A senior director of the Azure Space division of Microsoft (Nasdaq: MSFT) is heading back to his roots as an outer-space policy expert, drawing fresh attention to Azure Space and its mission.

Chirag Parikh will leave Azure to join the National Space Council (NSC) as executive secretary under the leadership of Vice President Kamala Harris. In Washington, his job will involve implementing Biden administration priorities for space, including addressing climate change, fostering partnerships with allies, and setting standards for commercial activity and behavior.

It’s a top job at the NSC, which was defunct for from 1993 through 2017, when it was revived by the Trump administration, in time for heightened activity in space tourism, satellite deployment for commercial cloud networks, and national space exploration.

From Government to Azure and Back Again

Parikh is well qualified for his new job. Prior to joining Microsoft in January 2020, Parikh was already steeped in space policy experience. He had served as a director of space and defense policy during the Obama years, when the National Security Council controlled the field. (That job could have made him an attractive candidate for the present Democratic administration.) He also held director-level jobs at the National Geospatial-Intelligence Agency and the National Intelligence Council. He began his career as an aerospace engineer at the U.S. Air Force’s National Air and Space Intelligence Center.

Chirag Parikh. Source: Microsoft

At Microsoft, Parikh was one of two senior directors put in charge of Azure Space at its creation in 2020. His job then was to bring Azure opportunities to enterprises and government entities involved in space initiatives. Along with another senior director, Stephen Kitay, who also worked in space policy for the U.S. government, Azure Space launched a series of projects and partnerships. One of these was an alliance with Elon Musk’s SpaceX: Azure offered ground-station services and links to the Azure cloud for business and government customers hitching rides on SpaceX satellite-launching vehicles. Azure Space also partnered with Hewlett Packard Enterprise (NYSE: HPE) to set up Azure cloud services to work with an HPE-powered computer on the International Space Station.

Parikh’s and Kitay's levels of experience indicate just how serious Microsoft has been about space opportunities, which it correctly perceives as inextricably tied to U.S. government interests.

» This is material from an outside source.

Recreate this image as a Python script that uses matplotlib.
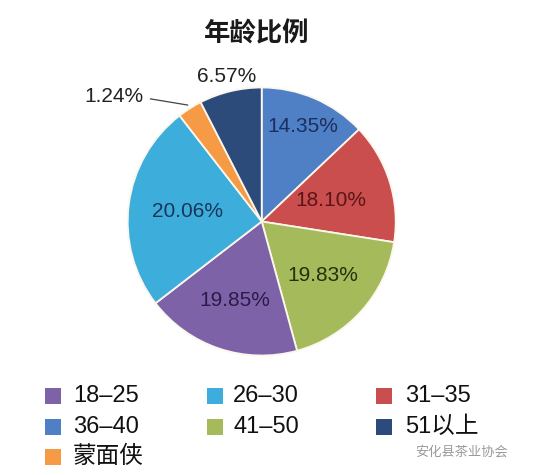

This effort to partner with government agencies was probably helpful in Microsoft’s winning the Azure cloud bid with the U.S. Department of Defense’s now-defunct Joint Enterprise Defense Infrastructure (JEDI) project. While JEDI was pulled after years of litigation by Amazon (Nasdaq: AMZN), the experience has put Microsoft in a good position to contribute substantially to the JEDI’s replacement, the multi-cloud Joint Warfighter Cloud Capability.

Azure Space Forges On

Parikh’s move shouldn’t alter the course of Azure Space. Stephen Kitay, the other senior director at Azure Space, is just as serious an asset. He served as deputy assistant secretary of defense for space policy for three years under the Trump administration. He also served as a civilian technical intelligence officer for the government after serving as an active duty officer in the Air Force.

Not surprisingly, one of Kitay’s priorities is security. In a recent interview, he highlighted the importance of Microsoft’s participation as a founding member of the Space Information Sharing and Analysis Center (Space ISAC), along with a group of top government contractors, such as Northrop Grumman and Lockheed Martin, as well as labs at Johns Hopkins and the University of Colorado, among other supporting entities. “As the first hyperscale cloud service provider to join this member organization, we will share our unique global threat insights to protect critical infrastructure and strengthen cybersecurity expertise in the space community,” Kitay told online pub Help Net Security.

Kitay is also devoting resources to expanding Azure Space’s ecosystem of partners, which includes satellite operators such as SES and Viasat (Nasdaq; VSAT), along with companies such as KSAT and Amergint that manufacture satellite equipment. Other partnerships include Kubos and Kratos Defense & Security Solutions (Nasdaq: KTOS), which add security to satellite networks. These and other ecosystem allies are helping enhance Azure Orbital, Azure Space’s ground station as-a-service, which links Azure to satellite networks. Azure Space also deploys its own data centers and portable, boxcar-sized Azure Modular Datacenters (as pictured below) to fuel the satellite/space edge.

Azure Modular Datacenter. Source: Microsoft

Azure Space may have lost a heavyweight space executive, but it retains its mission to create a secure, multifunctional edge cloud for space that could ultimately prove to be one of Azure’s biggest assets.